A lesson that transcends sports
On Sunday, my husband was one of more than 100 reporters at the Seahawks-Broncos game in Seattle. When the schedule came out in April, we joked he should get me a press credential so I could write about my favorite athlete. But I cover local politics. How could I justify writing about Peyton Manning?
Maybe write about what a real leader looks like, my husband suggested.
That’s not fair to compare sports to government, I said. Professional athletes get their jobs because they are talented. As long as they can play well (and not have TMZ leak a tape of them punching a woman), they’ll keep their jobs. Politicians get their jobs because they are the best at selling a message. Once elected, they worry about losing their jobs. The NFL is a billion-dollar industry. Democracy is … a billion-dollar industry. But while the NFL has millions of fans, if you don’t like it, you don’t have to watch games or buy NFL apparel. With government, you can not vote, not know the names of elected officials, not even realize what city you live in — but you participate by paying taxes to help fund public schools, streets, water and sewer lines, parks, emergency services and the criminal justice system. So again, not a fair comparison because you have so many participants who will hate the system no matter what.
And I’m not talking about NFL overtime rules.
I was thinking about all this Monday, when I was the only reporter covering a joint workshop between the Vancouver City Council and 49th District Reps. Jim Moeller and Sharon Wylie and Sen. Annette Cleveland. Now, here are people, who, unlike NFL players, can directly impact lives by deciding how much people pay in taxes. (After the Broncos lost on Sunday, I channeled my frustration into cleaning the hall closet, but I still recognized it’s only a game.)
To summarize Monday’s workshop: It’s the public’s fault. Officials talked about how they wish they could engage the public, and that if only the public could take the time to understand why officials need more money to spend on infrastructure and if only the public would stop falling for the scare tactics used by lawmakers who don’t want progress, everything would be better. (Let’s not forget the Washington Supreme Court has held the Legislature in contempt for its lack of progress on fixing the way the state pays for public education. The McCleary decision was mentioned Monday, but more in a woe-is-us way.)
Basically, local officials came across as tone-deaf as NFL Commissioner Roger Goodell did during his press conference last week.

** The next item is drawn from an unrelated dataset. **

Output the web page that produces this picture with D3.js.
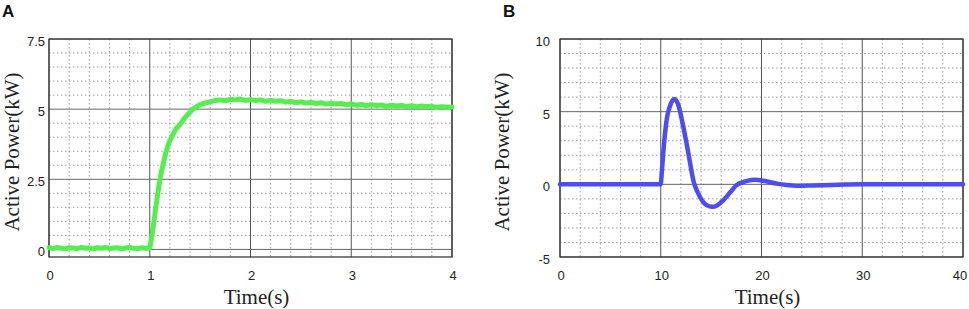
<!DOCTYPE html>
<html>
<head>
<meta charset="utf-8">
<script src="https://cdn.jsdelivr.net/npm/d3@7"></script>
<style>
  body { margin: 0; background: #fff; }
  svg { display: block; }
</style>
</head>
<body>
<div id="d3-container"></div>
<script>
/* CONSTANTS AND GLOBALS */
const width = 969,
  height = 309;

/* DATA */
// panel A: step response, time (s) and active power (kW)
const timeA = [0, 0.04, 0.08, 0.12, 0.16, 0.2, 0.24, 0.28, 0.32, 0.36, 0.4, 0.44, 0.48, 0.52, 0.56, 0.6, 0.64, 0.68, 0.72, 0.76, 0.8, 0.84, 0.88, 0.92, 0.96, 1.0,
  1.02, 1.04, 1.06, 1.08, 1.1, 1.12, 1.14, 1.16, 1.18, 1.2, 1.23, 1.26, 1.3, 1.34, 1.38, 1.42, 1.46, 1.5, 1.55,
  1.6, 1.65, 1.7, 1.75, 1.8, 1.85, 1.9, 1.95, 2.0, 2.05, 2.1, 2.15, 2.2, 2.25, 2.3, 2.35, 2.4, 2.45, 2.5, 2.55, 2.6, 2.65, 2.7, 2.75, 2.8, 2.85, 2.9, 2.95,
  3.0, 3.05, 3.1, 3.15, 3.2, 3.25, 3.3, 3.35, 3.4, 3.45, 3.5, 3.55, 3.6, 3.65, 3.7, 3.75, 3.8, 3.85, 3.9, 3.95, 4.0];
const powerA = [0.06, 0.03, 0.07, 0.04, 0.02, 0.06, 0.05, 0.03, 0.07, 0.04, 0.05, 0.02, 0.06, 0.04, 0.07, 0.03, 0.05, 0.06, 0.02, 0.05, 0.07, 0.04, 0.03, 0.06, 0.04, 0.05,
  0.45, 0.95, 1.5, 2.0, 2.45, 2.85, 3.15, 3.45, 3.68, 3.88, 4.1, 4.3, 4.45, 4.65, 4.82, 4.97, 5.08, 5.16, 5.22,
  5.26, 5.31, 5.33, 5.30, 5.35, 5.33, 5.36, 5.31, 5.34, 5.31, 5.33, 5.28, 5.31, 5.28, 5.30, 5.25, 5.28, 5.23, 5.26, 5.22, 5.24, 5.20, 5.23, 5.18, 5.21, 5.18, 5.20, 5.15,
  5.19, 5.14, 5.17, 5.12, 5.16, 5.13, 5.15, 5.10, 5.14, 5.11, 5.13, 5.09, 5.12, 5.08, 5.11, 5.09, 5.10, 5.06, 5.09, 5.07, 5.08];

// panel B: transient, time (s) and active power (kW)
const timeB = [0, 10, 10.1, 10.3, 10.6, 11.0, 11.35, 11.7, 12.2, 12.7, 13.3, 13.6, 14.2, 14.6, 15.1, 15.6, 16.2, 16.9, 17.5, 18.3, 19.0, 19.4, 20.2, 21.5, 22.5, 23.5, 25.0, 27.0, 30.0, 40.0];
const powerB = [0, 0, 0.8, 2.6, 4.5, 5.55, 5.88, 5.55, 4.1, 2.3, 0.1, -0.45, -1.2, -1.45, -1.55, -1.45, -1.1, -0.55, -0.07, 0.18, 0.3, 0.32, 0.25, 0.05, -0.05, -0.1, -0.08, -0.04, 0.0, 0.0];

// axes ticks
const xTicksA = [0, 1, 2, 3, 4];
const yTicksA = [0, 2.5, 5, 7.5];
const xMinorA = [0.2, 0.4, 0.6, 0.8, 1.2, 1.4, 1.6, 1.8, 2.2, 2.4, 2.6, 2.8, 3.2, 3.4, 3.6, 3.8];
const yMinorA = [0.5, 1, 1.5, 2, 3, 3.5, 4, 4.5, 5.5, 6, 6.5, 7];
const xTicksB = [0, 10, 20, 30, 40];
const yTicksB = [-5, 0, 5, 10];
const xMinorB = [2, 4, 6, 8, 12, 14, 16, 18, 22, 24, 26, 28, 32, 34, 36, 38];
const yMinorB = [-4, -3, -2, -1, 1, 2, 3, 4, 6, 7, 8, 9];

let svg;

/* INIT */
function init() {
  svg = d3
    .select("#d3-container")
    .append("svg")
    .attr("width", width)
    .attr("height", height);

  drawPanel({
    letter: "A", letterX: 2,
    left: 49, right: 452, top: 39, bottom: 257,
    xDomain: [0, 4], yDomain: [-0.27, 7.5],
    xTicks: xTicksA, yTicks: yTicksA, xMinor: xMinorA, yMinor: yMinorA,
    labelRight: 45, yLabelX: 19,
    time: timeA, power: powerA, color: "#55ee4f", lineWidth: 5
  });

  drawPanel({
    letter: "B", letterX: 503,
    left: 560, right: 963, top: 39, bottom: 257,
    xDomain: [0, 40], yDomain: [-5, 10],
    xTicks: xTicksB, yTicks: yTicksB, xMinor: xMinorB, yMinor: yMinorB,
    labelRight: 550, yLabelX: 509,
    time: timeB, power: powerB, color: "#4d4df2", lineWidth: 4.5
  });
}

/* DRAW ONE PANEL */
function drawPanel(p) {
  const xScale = d3.scaleLinear().domain(p.xDomain).range([p.left, p.right]);
  const yScale = d3.scaleLinear().domain(p.yDomain).range([p.bottom, p.top]);

  const g = svg.append("g");

  // minor dotted grid
  g.selectAll("line.minor-x")
    .data(p.xMinor)
    .join("line")
    .attr("class", "minor-x")
    .attr("x1", d => xScale(d)).attr("x2", d => xScale(d))
    .attr("y1", p.top).attr("y2", p.bottom)
    .attr("stroke", "#9a9a9a")
    .attr("stroke-width", 1)
    .attr("stroke-dasharray", "1.5,2.5");

  g.selectAll("line.minor-y")
    .data(p.yMinor)
    .join("line")
    .attr("class", "minor-y")
    .attr("x1", p.left).attr("x2", p.right)
    .attr("y1", d => yScale(d)).attr("y2", d => yScale(d))
    .attr("stroke", "#9a9a9a")
    .attr("stroke-width", 1)
    .attr("stroke-dasharray", "1.5,2.5");

  // major solid grid
  g.selectAll("line.major-x")
    .data(p.xTicks)
    .join("line")
    .attr("class", "major-x")
    .attr("x1", d => xScale(d)).attr("x2", d => xScale(d))
    .attr("y1", p.top).attr("y2", p.bottom)
    .attr("stroke", "#555")
    .attr("stroke-width", 1);

  g.selectAll("line.major-y")
    .data(p.yTicks)
    .join("line")
    .attr("class", "major-y")
    .attr("x1", p.left).attr("x2", p.right)
    .attr("y1", d => yScale(d)).attr("y2", d => yScale(d))
    .attr("stroke", "#666")
    .attr("stroke-width", 1);

  // frame
  g.append("rect")
    .attr("x", p.left).attr("y", p.top)
    .attr("width", p.right - p.left).attr("height", p.bottom - p.top)
    .attr("fill", "none")
    .attr("stroke", "#3a3a3a")
    .attr("stroke-width", 1.3);

  // data line
  const line = d3.line()
    .x(d => xScale(d[0]))
    .y(d => yScale(d[1]))
    .curve(p.letter === "B" ? d3.curveMonotoneX : d3.curveLinear);

  g.append("path")
    .datum(d3.zip(p.time, p.power))
    .attr("fill", "none")
    .attr("stroke", p.color)
    .attr("stroke-width", p.lineWidth)
    .attr("stroke-linejoin", "round")
    .attr("stroke-linecap", "round")
    .attr("d", line);

  // tick labels (last one kept inside the window)
  g.selectAll("text.xtick")
    .data(p.xTicks)
    .join("text")
    .attr("class", "xtick")
    .attr("x", d => Math.min(xScale(d) + 1, width - 9))
    .attr("y", 280)
    .attr("text-anchor", "middle")
    .attr("font-family", "Liberation Sans, Arial, sans-serif")
    .attr("font-size", 13)
    .attr("fill", "#222")
    .text(d => d);

  g.selectAll("text.ytick")
    .data(p.yTicks)
    .join("text")
    .attr("class", "ytick")
    .attr("x", p.labelRight)
    .attr("y", d => yScale(d) + 7)
    .attr("text-anchor", "end")
    .attr("font-family", "Liberation Sans, Arial, sans-serif")
    .attr("font-size", 13)
    .attr("fill", "#222")
    .text(d => d);

  // axis titles
  g.append("text")
    .attr("x", (p.left + p.right) / 2 + 6)
    .attr("y", 304)
    .attr("text-anchor", "middle")
    .attr("font-family", "Liberation Serif, Times New Roman, serif")
    .attr("font-size", 21)
    .attr("fill", "#222")
    .text("Time(s)");

  g.append("text")
    .attr("transform", `translate(${p.yLabelX},152) rotate(-90)`)
    .attr("text-anchor", "middle")
    .attr("font-family", "Liberation Serif, Times New Roman, serif")
    .attr("font-size", 21)
    .attr("fill", "#222")
    .text("Active Power(kW)");

  // panel letter
  svg.append("text")
    .attr("x", p.letterX)
    .attr("y", 17)
    .attr("font-family", "Liberation Sans, Arial, sans-serif")
    .attr("font-weight", "bold")
    .attr("font-size", 17)
    .attr("fill", "#111")
    .text(p.letter);
}

init();
</script>
</body>
</html>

They want public engagement? The public can barely be bothered to vote, particularly in Clark County, which consistently has some of the lowest turnouts of registered voters in the state. The public has made it clear it doesn’t want to engage. Surprise! The public doesn’t want a condescending lecture about what happens when costs outpace revenues. The only consistent message I’ve heard from people who do bother to attend public meetings is that they have learned to make do on a smaller budget and they want officials to do the same.
State lawmakers may well have to raise the sales tax in light of McCleary. The Vancouver City Council may have to find a new funding source for roads. But don’t pretend people will suddenly be happy to pay higher taxes and fees if they would just take a moment to understand the plight of elected officials and engage in a dialogue.
“We have aging infrastructure that at some point is going to fall apart. And I don’t think our public widely understands that,” said Vancouver Mayor Tim Leavitt. He suggested a law requiring signs on bridges alerting drivers of the year the bridge was built and its condition.
“The point is, making our public more aware. Because when the public is made more aware, frankly the pressure comes to us as elected officials to do something about it, right?” Leavitt said. “So it’s probably a bit of a double-edged sword for us decisionmakers. I’m convinced that if our public had a broader understanding of the issue with the aged infrastructure on the I-5 crossing we may have made better progress to date, and withstood some of the opposition that was out there. The loud, minority opposition that was out there,” he said.
City lobbyist Mark Brown said there’s a proposal to make the state transportation department update its website with a list of 3,000 state-owned bridges, their ratings and whether they are structurally deficient or functionally obsolete. The list would be required to be updated annually. (Currently WSDOT has this.)
Said Wylie, “We need a deeper understanding of the public. Perhaps signage is a good place to start.”
But there’s also a need, she said, to “create that grass-roots awareness and immunize people against falsehoods and confusion. And that’s a much bigger information campaign that requires a lot of resources and commitments on a lot of different levels.”
As earnest as officials sounded about trying to crack the code of public engagement, the lack of it in politics isn’t a new problem. In a 1982 interview, Mike Royko, the late Pulitizer-Prize winning Chicago newspaper columnist, said, “This is an incredibly dumb country, politically. Your average American can name the all-star team in football or basketball or baseball and the batting averages of everybody on his team, but he doesn’t know who is own alderman or congressman is, and he really doesn’t bother to find out. At the same time, he wants everything. This country really wants government to do everything.”
Last night I told my husband about the meeting. He said in the NFL, the only players who complain about not getting enough support from fans are the ones on losing teams. Players on winning teams know that if they do their jobs well, everything else will fall in line.
Maybe that’s a lesson that transcends sports.